My mother was a strong advocate for my needs—and for her needs. She wasn’t afraid of the system, or scared to tell them what was and wasn’t working. When I was 13 I ran away and ended up in a specialized placement. My mom stuck by me the entire time. She just stayed there and was focused and determined to make our relationship work. During that time, I think she felt like she wasn’t being heard. I remember one night she went to my psych’s house at 8 p.m., knocked on the door, and said: “I’m not leaving until we come up with a plan of how we’re going to get my daughter back.”

Don’t take things personally

That story and many others I could tell illustrate this point. I said some mean things to my mom, and she always understood that it was from some sort of trauma or trigger. She knew we were mother and daughter and she wasn’t going to let that go no matter how far I ran or how hard I tried to push her away.

Make the house a home

I never had my own room or was able to decorate my own room. Before I moved in, my mother spent a whole month getting my room ready. She painted my bedroom walls with dolphins and a night sky. She made that safe space for me. And on the first day I walked in, and I felt comfortable and like I was finally home.

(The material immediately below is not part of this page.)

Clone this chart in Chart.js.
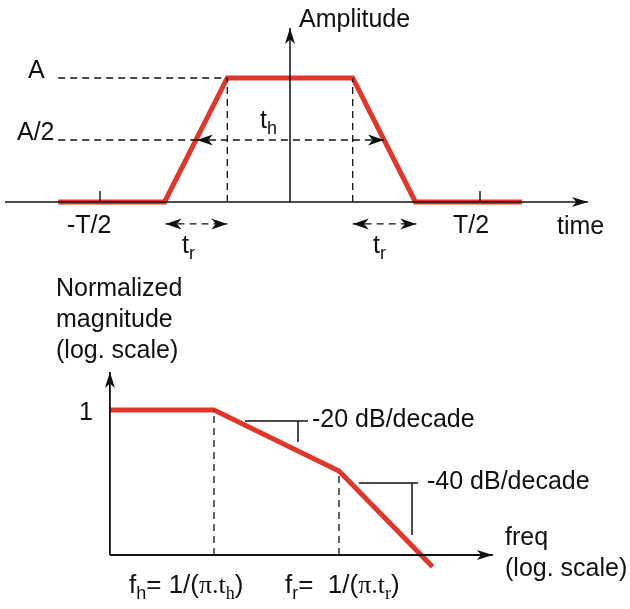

Don’t force a routine on them—especially your own routine.

You cannot expect a child to adjust to your routine. They’re probably coming from an unstructured home, and are not used to a lot of rules. Sitting down to dinner every day could be a trigger. Talk with them and find out what kind of routine works for them. For example, you might ask, “We like to sit at supper. Would you like to join us?” It might take time, and you need to work at the child’s pace. My mom was good at combining her routine into mine, and ultimately, we created our own routine together.

Know that they’ll stick around!

Some people who are planning to adopt think: If I adopt an older child, I’ll only get a kid for a few years. But guess what? Sometimes we don’t go away! I’m 28, and I still live with my mom. The children you adopt can still be with you when they are old—and even very old.